Several days went by with no updates from administrator or the SRO as to what was happening with the investigation. On March 12, the teacher took it upon herself to investigate the email address as she felt that too much time was passing. She went to Yahoo.com, typed in the email address, then clicked “Forgot my password” in order to view the recovery email address or phone number. She was given several digits of a recovery phone number. She used this information to personally go through all of her students’ contact information on Aspen until she found a match. The match was one of the seven students she had originally suspected. Furthermore, it was a student who has been brought up to the Student Intervention Team on several occasions for sexually inappropriate comments and behavior. She thought that her investigative work had paid off, and that the student would face the consequences of his behavior.
Unfortunately, that is not what happened. Instead of carefully thinking about how best to use this information, administration reached out to the student’s parent, explaining the entire situation over the phone and sharing with the parent the information we had about the recovery phone number. This gave the parent enough time to change the recovery phone number, delete incriminating evidence, and speak to the child in question before coming to the Middle School in person. After this, it seemed as if administration said “We did everything we could.” From our perspective, and from the lack of transparency and communication, none of the 8th graders were interviewed and that there was no other follow up. A bungled and thoughtless attempt to investigate with one parent hardly seemed like administration was doing “everything they could.” Additionally, the teacher sent an email to the SRO on March 19, but received no response.

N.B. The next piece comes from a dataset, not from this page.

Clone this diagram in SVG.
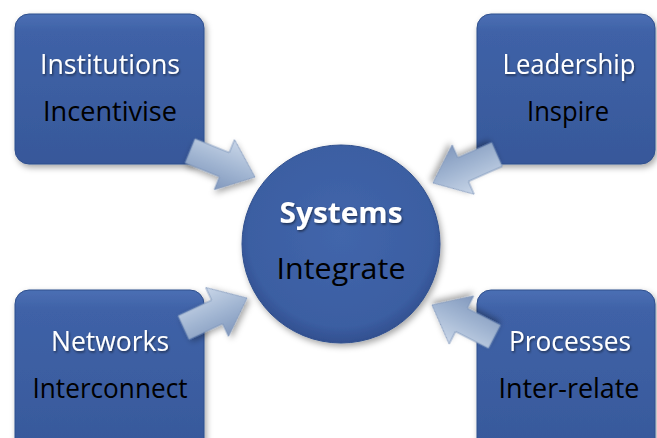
<svg xmlns="http://www.w3.org/2000/svg" width="657" height="438" viewBox="0 0 657 438">
  <defs>
    <linearGradient id="boxGrad" x1="0" y1="0" x2="0" y2="1">
      <stop offset="0" stop-color="#4b6fb4"/>
      <stop offset="0.12" stop-color="#3f62a7"/>
      <stop offset="1" stop-color="#37589a"/>
    </linearGradient>
    <radialGradient id="circGrad" cx="0.5" cy="0.45" r="0.55">
      <stop offset="0" stop-color="#4266ab"/>
      <stop offset="0.85" stop-color="#3b5ea2"/>
      <stop offset="1" stop-color="#324f8f"/>
    </radialGradient>
    <linearGradient id="arrGrad" x1="0" y1="0" x2="0" y2="1">
      <stop offset="0" stop-color="#c9d6e8"/>
      <stop offset="0.5" stop-color="#a3b7d3"/>
      <stop offset="1" stop-color="#8198bd"/>
    </linearGradient>
    <filter id="shadow" x="-10%" y="-10%" width="125%" height="125%">
      <feDropShadow dx="2" dy="3" stdDeviation="3" flood-color="#000" flood-opacity="0.35"/>
    </filter>
    <filter id="tshadow" x="-5%" y="-20%" width="115%" height="150%">
      <feDropShadow dx="1" dy="1.5" stdDeviation="1" flood-color="#000" flood-opacity="0.5"/>
    </filter>
    <path id="arrow" d="M0,0 L-33,-27 L-33,-13 L-70,-13 L-70,13 L-33,13 L-33,27 Z"/>
  </defs>
  <style>
    .box { fill: url(#boxGrad); stroke: #2f4f8d; stroke-width: 1; filter: url(#shadow); }
    .circ { fill: url(#circGrad); stroke: #2f4f8d; stroke-width: 1; filter: url(#shadow); }
    .arr { fill: url(#arrGrad); stroke: #7a92b8; stroke-width: 0.8; filter: url(#shadow); }
    .t1 { font-family: "Open Sans", "Liberation Sans", sans-serif; font-size: 27px; fill: #ffffff; text-anchor: middle; filter: url(#tshadow); }
    .t2 { font-family: "Open Sans", "Liberation Sans", sans-serif; font-size: 27px; fill: #000000; text-anchor: middle; }
    .tb { font-family: "Open Sans", "Liberation Sans", sans-serif; font-size: 28px; font-weight: bold; fill: #ffffff; text-anchor: middle; filter: url(#tshadow); }
    .tc { font-family: "Open Sans", "Liberation Sans", sans-serif; font-size: 30px; fill: #000000; text-anchor: middle; }
  </style>
  <rect width="657" height="438" fill="#ffffff"/>

  <g id="institutions">
    <rect class="box" x="15" y="14" width="189" height="150" rx="14"/>
    <text class="t1" x="110" y="74" textLength="140" lengthAdjust="spacingAndGlyphs">Institutions</text>
    <text class="t2" x="110" y="121" textLength="134" lengthAdjust="spacingAndGlyphs">Incentivise</text>
  </g>
  <g id="leadership">
    <rect class="box" x="477" y="14" width="178" height="150" rx="14"/>
    <text class="t1" x="569" y="74" textLength="133" lengthAdjust="spacingAndGlyphs">Leadership</text>
    <text class="t2" x="568" y="121" textLength="82" lengthAdjust="spacingAndGlyphs">Inspire</text>
  </g>
  <g id="networks">
    <rect class="box" x="15" y="290" width="189" height="170" rx="14"/>
    <text class="t1" x="110" y="351" textLength="118" lengthAdjust="spacingAndGlyphs">Networks</text>
    <text class="t2" x="110" y="398" textLength="155" lengthAdjust="spacingAndGlyphs">Interconnect</text>
  </g>
  <g id="processes">
    <rect class="box" x="477" y="290" width="178" height="170" rx="14"/>
    <text class="t1" x="570" y="351" textLength="122" lengthAdjust="spacingAndGlyphs">Processes</text>
    <text class="t2" x="569" y="398" textLength="141" lengthAdjust="spacingAndGlyphs">Inter-relate</text>
  </g>
  <g id="systems">
    <circle class="circ" cx="341" cy="244" r="99"/>
    <text class="tb" x="341" y="223" textLength="123" lengthAdjust="spacingAndGlyphs">Systems</text>
    <text class="tc" x="341" y="279" textLength="129" lengthAdjust="spacingAndGlyphs">Integrate</text>
  </g>

  <g id="connectors">
    <use class="arr" href="#arrow" transform="translate(255,177) rotate(22)"/>
    <use class="arr" href="#arrow" transform="translate(433,183) rotate(156)"/>
    <use class="arr" href="#arrow" transform="translate(247,298) rotate(-25)"/>
    <use class="arr" href="#arrow" transform="translate(432,305) rotate(207)"/>
  </g>
</svg>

After an entire month went by, the teacher felt as though her discomfort and the emotional impact of the event were not being taken seriously. Furthermore, the students had indirectly learned that a teenager could sexually harass a teacher and get away with it. At this point, the teacher approached union representatives and asked to file a grievance. Months later, we are here to say that we are still left feeling unsatisfied and disappointed with how the school system handled this troubling incident.